- Exercise goal:
All the data should be repeated exactly. Any image in it is left out.

- Data segment:
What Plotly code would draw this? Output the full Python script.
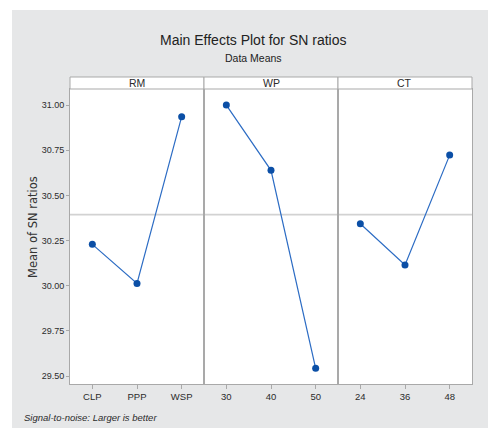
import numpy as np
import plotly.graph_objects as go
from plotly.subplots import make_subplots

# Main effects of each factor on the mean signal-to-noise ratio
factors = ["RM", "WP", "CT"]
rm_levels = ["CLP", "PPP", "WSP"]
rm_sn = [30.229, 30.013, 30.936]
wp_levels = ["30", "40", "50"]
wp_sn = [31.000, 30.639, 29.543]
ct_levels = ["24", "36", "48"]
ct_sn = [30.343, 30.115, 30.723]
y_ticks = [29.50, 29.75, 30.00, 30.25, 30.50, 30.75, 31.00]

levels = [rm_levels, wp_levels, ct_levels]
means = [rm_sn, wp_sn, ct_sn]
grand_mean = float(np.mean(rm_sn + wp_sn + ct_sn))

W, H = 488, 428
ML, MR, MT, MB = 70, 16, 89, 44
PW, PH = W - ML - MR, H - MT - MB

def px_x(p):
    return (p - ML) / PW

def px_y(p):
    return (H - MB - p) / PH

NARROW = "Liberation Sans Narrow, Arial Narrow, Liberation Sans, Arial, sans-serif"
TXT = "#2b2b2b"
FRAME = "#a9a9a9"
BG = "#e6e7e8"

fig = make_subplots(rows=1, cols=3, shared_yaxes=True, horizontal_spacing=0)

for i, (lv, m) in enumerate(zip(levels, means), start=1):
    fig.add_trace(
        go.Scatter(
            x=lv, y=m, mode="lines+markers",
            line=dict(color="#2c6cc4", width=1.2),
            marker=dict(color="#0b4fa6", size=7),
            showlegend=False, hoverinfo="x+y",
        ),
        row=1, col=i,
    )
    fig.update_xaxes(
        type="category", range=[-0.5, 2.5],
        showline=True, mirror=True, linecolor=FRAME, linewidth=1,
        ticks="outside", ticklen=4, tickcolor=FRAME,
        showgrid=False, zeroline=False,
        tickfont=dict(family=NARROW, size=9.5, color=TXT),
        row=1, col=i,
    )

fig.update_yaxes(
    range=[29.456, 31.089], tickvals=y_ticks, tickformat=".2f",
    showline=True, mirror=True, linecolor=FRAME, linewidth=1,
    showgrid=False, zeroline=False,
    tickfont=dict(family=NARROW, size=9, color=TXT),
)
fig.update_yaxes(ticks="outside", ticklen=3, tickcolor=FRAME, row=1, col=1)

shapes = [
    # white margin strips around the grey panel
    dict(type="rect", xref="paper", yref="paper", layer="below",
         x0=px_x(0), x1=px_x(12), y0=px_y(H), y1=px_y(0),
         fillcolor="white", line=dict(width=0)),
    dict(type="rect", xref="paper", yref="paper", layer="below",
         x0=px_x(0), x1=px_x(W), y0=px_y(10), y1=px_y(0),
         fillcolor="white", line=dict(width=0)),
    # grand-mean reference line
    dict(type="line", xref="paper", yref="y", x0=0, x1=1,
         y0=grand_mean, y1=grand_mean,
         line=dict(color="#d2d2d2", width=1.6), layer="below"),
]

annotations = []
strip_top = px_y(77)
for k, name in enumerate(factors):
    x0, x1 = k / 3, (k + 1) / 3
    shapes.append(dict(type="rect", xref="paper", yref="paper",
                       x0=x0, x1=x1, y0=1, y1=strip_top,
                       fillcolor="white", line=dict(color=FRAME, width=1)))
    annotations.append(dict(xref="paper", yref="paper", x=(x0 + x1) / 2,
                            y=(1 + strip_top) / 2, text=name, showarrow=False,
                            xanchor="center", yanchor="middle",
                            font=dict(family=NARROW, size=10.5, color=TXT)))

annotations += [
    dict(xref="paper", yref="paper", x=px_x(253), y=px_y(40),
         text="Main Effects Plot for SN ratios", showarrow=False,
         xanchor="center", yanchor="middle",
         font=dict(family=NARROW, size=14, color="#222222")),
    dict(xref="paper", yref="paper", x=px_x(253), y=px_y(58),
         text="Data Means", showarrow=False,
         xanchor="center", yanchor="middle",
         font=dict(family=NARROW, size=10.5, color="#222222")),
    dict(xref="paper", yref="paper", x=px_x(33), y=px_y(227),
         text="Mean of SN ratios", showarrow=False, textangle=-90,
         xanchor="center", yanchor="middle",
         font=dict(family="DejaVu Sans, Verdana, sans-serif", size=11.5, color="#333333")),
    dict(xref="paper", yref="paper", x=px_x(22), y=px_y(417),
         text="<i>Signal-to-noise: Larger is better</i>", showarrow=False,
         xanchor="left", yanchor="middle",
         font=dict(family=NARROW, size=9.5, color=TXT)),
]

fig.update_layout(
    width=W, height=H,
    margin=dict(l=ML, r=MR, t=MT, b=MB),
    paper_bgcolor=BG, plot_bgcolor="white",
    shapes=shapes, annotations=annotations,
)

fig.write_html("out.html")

- In response:
What Plotly code would draw this? Output the full Python script.
import numpy as np
import plotly.graph_objects as go
from plotly.subplots import make_subplots

# Main effects of each factor on the mean signal-to-noise ratio
factors = ["RM", "WP", "CT"]
rm_levels = ["CLP", "PPP", "WSP"]
rm_sn = [30.229, 30.013, 30.936]
wp_levels = ["30", "40", "50"]
wp_sn = [31.000, 30.639, 29.543]
ct_levels = ["24", "36", "48"]
ct_sn = [30.343, 30.115, 30.723]
y_ticks = [29.50, 29.75, 30.00, 30.25, 30.50, 30.75, 31.00]

levels = [rm_levels, wp_levels, ct_levels]
means = [rm_sn, wp_sn, ct_sn]
grand_mean = float(np.mean(rm_sn + wp_sn + ct_sn))

W, H = 488, 428
ML, MR, MT, MB = 70, 16, 89, 44
PW, PH = W - ML - MR, H - MT - MB

def px_x(p):
    return (p - ML) / PW

def px_y(p):
    return (H - MB - p) / PH

NARROW = "Liberation Sans Narrow, Arial Narrow, Liberation Sans, Arial, sans-serif"
TXT = "#2b2b2b"
FRAME = "#a9a9a9"
BG = "#e6e7e8"

fig = make_subplots(rows=1, cols=3, shared_yaxes=True, horizontal_spacing=0)

for i, (lv, m) in enumerate(zip(levels, means), start=1):
    fig.add_trace(
        go.Scatter(
            x=lv, y=m, mode="lines+markers",
            line=dict(color="#2c6cc4", width=1.2),
            marker=dict(color="#0b4fa6", size=7),
            showlegend=False, hoverinfo="x+y",
        ),
        row=1, col=i,
    )
    fig.update_xaxes(
        type="category", range=[-0.5, 2.5],
        showline=True, mirror=True, linecolor=FRAME, linewidth=1,
        ticks="outside", ticklen=4, tickcolor=FRAME,
        showgrid=False, zeroline=False,
        tickfont=dict(family=NARROW, size=9.5, color=TXT),
        row=1, col=i,
    )

fig.update_yaxes(
    range=[29.456, 31.089], tickvals=y_ticks, tickformat=".2f",
    showline=True, mirror=True, linecolor=FRAME, linewidth=1,
    showgrid=False, zeroline=False,
    tickfont=dict(family=NARROW, size=9, color=TXT),
)
fig.update_yaxes(ticks="outside", ticklen=3, tickcolor=FRAME, row=1, col=1)

shapes = [
    # white margin strips around the grey panel
    dict(type="rect", xref="paper", yref="paper", layer="below",
         x0=px_x(0), x1=px_x(12), y0=px_y(H), y1=px_y(0),
         fillcolor="white", line=dict(width=0)),
    dict(type="rect", xref="paper", yref="paper", layer="below",
         x0=px_x(0), x1=px_x(W), y0=px_y(10), y1=px_y(0),
         fillcolor="white", line=dict(width=0)),
    # grand-mean reference line
    dict(type="line", xref="paper", yref="y", x0=0, x1=1,
         y0=grand_mean, y1=grand_mean,
         line=dict(color="#d2d2d2", width=1.6), layer="below"),
]

annotations = []
strip_top = px_y(77)
for k, name in enumerate(factors):
    x0, x1 = k / 3, (k + 1) / 3
    shapes.append(dict(type="rect", xref="paper", yref="paper",
                       x0=x0, x1=x1, y0=1, y1=strip_top,
                       fillcolor="white", line=dict(color=FRAME, width=1)))
    annotations.append(dict(xref="paper", yref="paper", x=(x0 + x1) / 2,
                            y=(1 + strip_top) / 2, text=name, showarrow=False,
                            xanchor="center", yanchor="middle",
                            font=dict(family=NARROW, size=10.5, color=TXT)))

annotations += [
    dict(xref="paper", yref="paper", x=px_x(253), y=px_y(40),
         text="Main Effects Plot for SN ratios", showarrow=False,
         xanchor="center", yanchor="middle",
         font=dict(family=NARROW, size=14, color="#222222")),
    dict(xref="paper", yref="paper", x=px_x(253), y=px_y(58),
         text="Data Means", showarrow=False,
         xanchor="center", yanchor="middle",
         font=dict(family=NARROW, size=10.5, color="#222222")),
    dict(xref="paper", yref="paper", x=px_x(33), y=px_y(227),
         text="Mean of SN ratios", showarrow=False, textangle=-90,
         xanchor="center", yanchor="middle",
         font=dict(family="DejaVu Sans, Verdana, sans-serif", size=11.5, color="#333333")),
    dict(xref="paper", yref="paper", x=px_x(22), y=px_y(417),
         text="<i>Signal-to-noise: Larger is better</i>", showarrow=False,
         xanchor="left", yanchor="middle",
         font=dict(family=NARROW, size=9.5, color=TXT)),
]

fig.update_layout(
    width=W, height=H,
    margin=dict(l=ML, r=MR, t=MT, b=MB),
    paper_bgcolor=BG, plot_bgcolor="white",
    shapes=shapes, annotations=annotations,
)

fig.write_html("out.html")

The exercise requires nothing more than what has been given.